An elementary way to handle this exercise would be using the theorem $$ E[g(X)]=\int _{-\infty}^{\infty }g(t)f_X(t)\,\mathrm d t\tag1 $$ named as the law of the unconscious statistician (in this case stated for a continuous random variable $X$). Then we need to find some function $g:\Bbb R\to\Bbb R$ such that $g(X)=Y$.
Then setting: $$ g(t):=\begin{cases} 1,&t\leqslant 1/2\\ 2,&t>1/2 \end{cases}\tag2 $$ we find that $g(X)=Y$ so we can apply $\rm(1)$ knowing that in this case $f_X:=\mathbf{1}_{(0,1)}$, where $\mathbf{1}_{A}$ is the indicator function of the set $A$.
Hence $$ \begin{align*} E[Y]=E[g(X)]=\int_{0}^1g(t)\,\mathrm d t=\frac1{2}+2\cdot \frac1{2}=\frac{3}{2}\tag3\\ E[Y^2]=E[g(X)^2]=\int_{0}^1(g(t))^2\,\mathrm d t=\frac1{2}+4\cdot \frac1{2}=\frac{5}{2}\tag4 \end{align*} $$ where we deduced that $\operatorname{Var}[Y]=\frac1{4}$.

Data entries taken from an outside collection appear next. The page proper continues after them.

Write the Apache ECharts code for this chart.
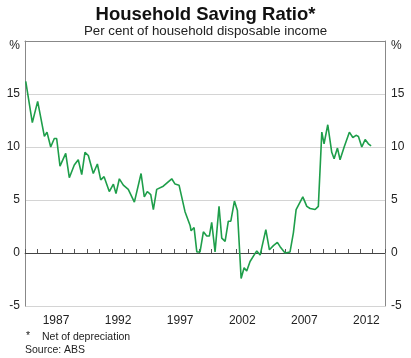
<!DOCTYPE html>
<html><head><meta charset="utf-8">
<script src="https://cdn.jsdelivr.net/npm/echarts@6/dist/echarts.min.js"></script>
<style>html,body{margin:0;padding:0;background:#fff}#c{width:411px;height:358px}</style>
</head><body><div id="c"></div>
<script>
// Dates (decimal years) and saving ratio values (%)
const dates = [1985.06,1985.59,1986.02,1986.56,1986.77,1987.07,1987.36,1987.55,1987.82,1988.28,1988.57,1988.97,1989.29,1989.57,1989.83,1990.10,1990.50,1990.83,1991.10,1991.37,1991.79,1992.12,1992.33,1992.60,1992.92,1993.32,1993.81,1994.35,1994.61,1994.85,1995.13,1995.34,1995.61,1996.14,1996.82,1997.09,1997.41,1997.89,1998.30,1998.38,1998.62,1998.84,1999.10,1999.37,1999.64,1999.85,2000.04,2000.31,2000.63,2000.85,2001.12,2001.38,2001.58,2001.87,2002.11,2002.41,2002.65,2002.86,2003.13,2003.45,2003.67,2003.94,2004.40,2004.69,2005.01,2005.33,2005.55,2005.95,2006.11,2006.35,2006.62,2006.84,2007.38,2007.70,2007.97,2008.37,2008.63,2008.91,2009.09,2009.39,2009.71,2009.90,2010.17,2010.38,2010.71,2011.13,2011.41,2011.67,2011.86,2012.13,2012.40,2012.66,2012.88];
const values = [16.2,12.3,14.3,11.0,11.4,10.0,10.8,10.8,8.2,9.4,7.1,8.3,8.8,7.4,9.5,9.2,7.5,8.4,6.9,7.2,5.8,6.5,5.6,7.0,6.4,6.0,4.8,7.5,5.3,5.8,5.5,4.1,6.0,6.3,7.0,6.5,6.4,3.9,2.6,2.1,2.4,0.1,0.1,2.0,1.6,1.6,2.9,0.1,4.4,1.4,1.1,3.0,3.0,4.9,4.0,-2.4,-1.4,-1.7,-0.8,-0.2,0.2,-0.2,2.2,0.3,0.7,1.0,0.6,0.0,-0.1,0.1,1.9,4.1,5.3,4.4,4.2,4.1,4.4,11.4,10.3,12.1,9.5,8.9,9.9,8.8,10.0,11.4,10.9,11.1,11.0,10.0,10.7,10.3,10.1];
const yearLabels = [1987,1992,1997,2002,2007,2012];
const yTicks = [-5,0,5,10,15];

const FONT = 'Arial, "Liberation Sans", sans-serif';
const chart = echarts.init(document.getElementById('c'), null, {renderer:'canvas'});
const grid = {left:25, right:26, top:41, bottom:52, show:false};
const pts = dates.map((d,i)=>[d, values[i]]);
const yLab = (v)=> v===20 ? '{p|%}' : (yTicks.indexOf(v)>=0 ? String(v) : '');
chart.setOption({
  animation:false,
  title:[
    {text:'Household Saving Ratio*', left:'center', top:0, textStyle:{fontFamily:FONT, fontSize:18.5, fontWeight:'bold', color:'#111'}},
    {text:'Per cent of household disposable income', left:'center', top:20, textStyle:{fontFamily:FONT, fontSize:13.3, fontWeight:'normal', color:'#222'}}
  ],
  grid: grid,
  xAxis:[
    {type:'value', min:1985, max:2014, interval:1, position:'bottom',
     axisLine:{show:true, lineStyle:{color:'#888', width:1}},
     axisTick:{show:true, inside:true, length:4, lineStyle:{color:'#555'}},
     axisLabel:{show:false}, splitLine:{show:false}},
    {type:'value', min:1985, max:2014, interval:0.5, position:'bottom',
     axisLine:{show:false}, axisTick:{show:false}, splitLine:{show:false},
     axisLabel:{show:true, margin:9, fontFamily:FONT, fontSize:12, color:'#222',
       formatter:(v)=>{const y=Math.round(v-0.5); return (Math.abs(v-0.5-y)<1e-6 && yearLabels.indexOf(y)>=0)? String(y):'';}}},
    {type:'value', min:1985, max:2014, position:'top',
     axisLine:{show:true, lineStyle:{color:'#888', width:1}}, axisTick:{show:false}, axisLabel:{show:false}, splitLine:{show:false}}
  ],
  yAxis:[
    {type:'value', min:-5, max:20, interval:5, position:'left',
     axisLine:{show:true, lineStyle:{color:'#888'}}, axisTick:{show:false},
     splitLine:{show:true, lineStyle:{color:'#d4d4d4', width:1}},
     axisLabel:{margin:5, fontFamily:FONT, fontSize:12, color:'#222', formatter:yLab,
       rich:{p:{fontFamily:FONT, fontSize:12, color:'#222', padding:[10,0,0,0]}}}},
    {type:'value', min:-5, max:20, interval:5, position:'right',
     axisLine:{show:true, lineStyle:{color:'#888'}}, axisTick:{show:false}, splitLine:{show:false},
     axisLabel:{margin:6, fontFamily:FONT, fontSize:12, color:'#222', formatter:yLab,
       rich:{p:{fontFamily:FONT, fontSize:12, color:'#222', padding:[10,0,0,0]}}}}
  ],
  series:[{
    type:'line', xAxisIndex:0, yAxisIndex:0, data:pts, showSymbol:false, symbol:'none',
    lineStyle:{color:'#1e9e4a', width:1.6}, z:5,
    markLine:{silent:true, symbol:['none','none'], label:{show:false},
      lineStyle:{color:'#444', width:1, type:'solid'}, data:[{yAxis:0}], z:3}
  }],
  graphic:[
    {type:'text', left:26, top:331, style:{text:'*', font:'10.5px '+FONT, fill:'#222'}},
    {type:'text', left:42, top:332, style:{text:'Net of depreciation', font:'10.5px '+FONT, fill:'#222'}},
    {type:'text', left:25, top:345, style:{text:'Source: ABS', font:'10.5px '+FONT, fill:'#222'}}
  ]
});
</script></body></html>
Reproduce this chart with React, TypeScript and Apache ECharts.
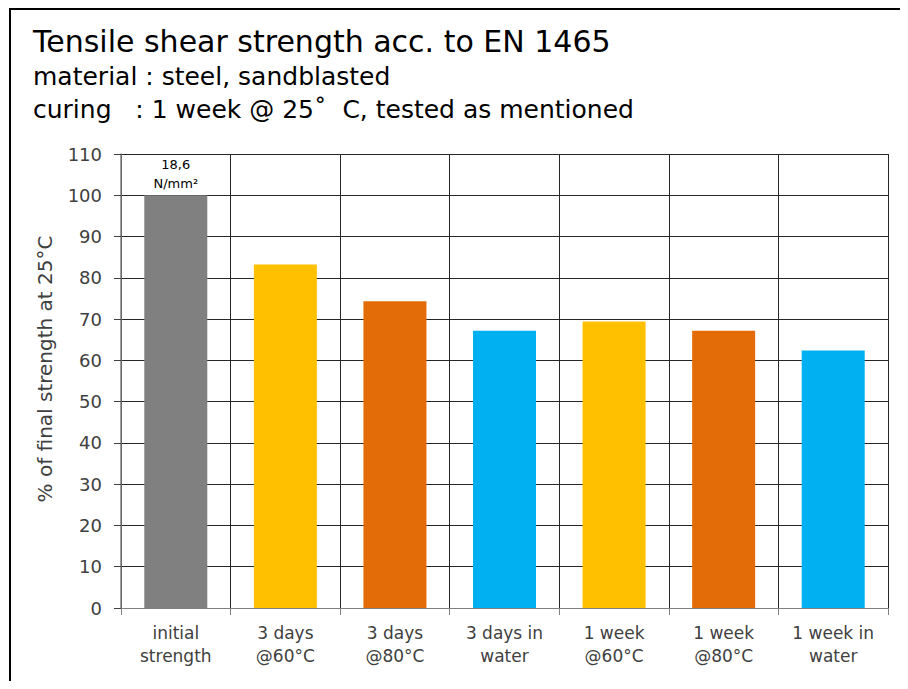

Another way to handle this exercise is using directly measure theoretic definitions and concepts, in this case we will have that $$ \begin{align*} E[Y]:&=\int_\Omega Y(\omega )dP(\omega )\\ &=\int_{X^{-1}(-\infty ,1/2]}dP(\omega )+\int_{X^{-1}(1/2,\infty )}2 dP(\omega )\\ &=\int_{(-\infty,1/2]}f_X(t)\,\mathrm d t+2\int_{(1/2,\infty )}f_X(t)\,\mathrm d t\\ &=\int_{(0,1/2]}\,\mathrm d t+2\int_{(1/2,1)}\,\mathrm d t\\ &=\frac{3}{2} \end{align*} $$ because $X$ have as density $f_X:=\mathbf{1}_{(0,1)}$. And similarly $$ \begin{align*} E[Y^2]&=\int_{\Omega }Y^2(\omega )dP(\omega )\\ &=\int_{X^{-1}(-\infty ,1/2]}dP(\omega )+\int_{X^{-1}(1/2,\infty )}2^2dP(\omega )\\ &=\int_{(-\infty ,1/2]}f_X(t)\,\mathrm d t+4\int_{(1/2,\infty )}f_X(t)\,\mathrm d t\\ &=\int_{(0,1/2)}\,\mathrm d t+4\int_{(1/2,1)}\,\mathrm d t\\ &=\frac{5}{2} \end{align*} $$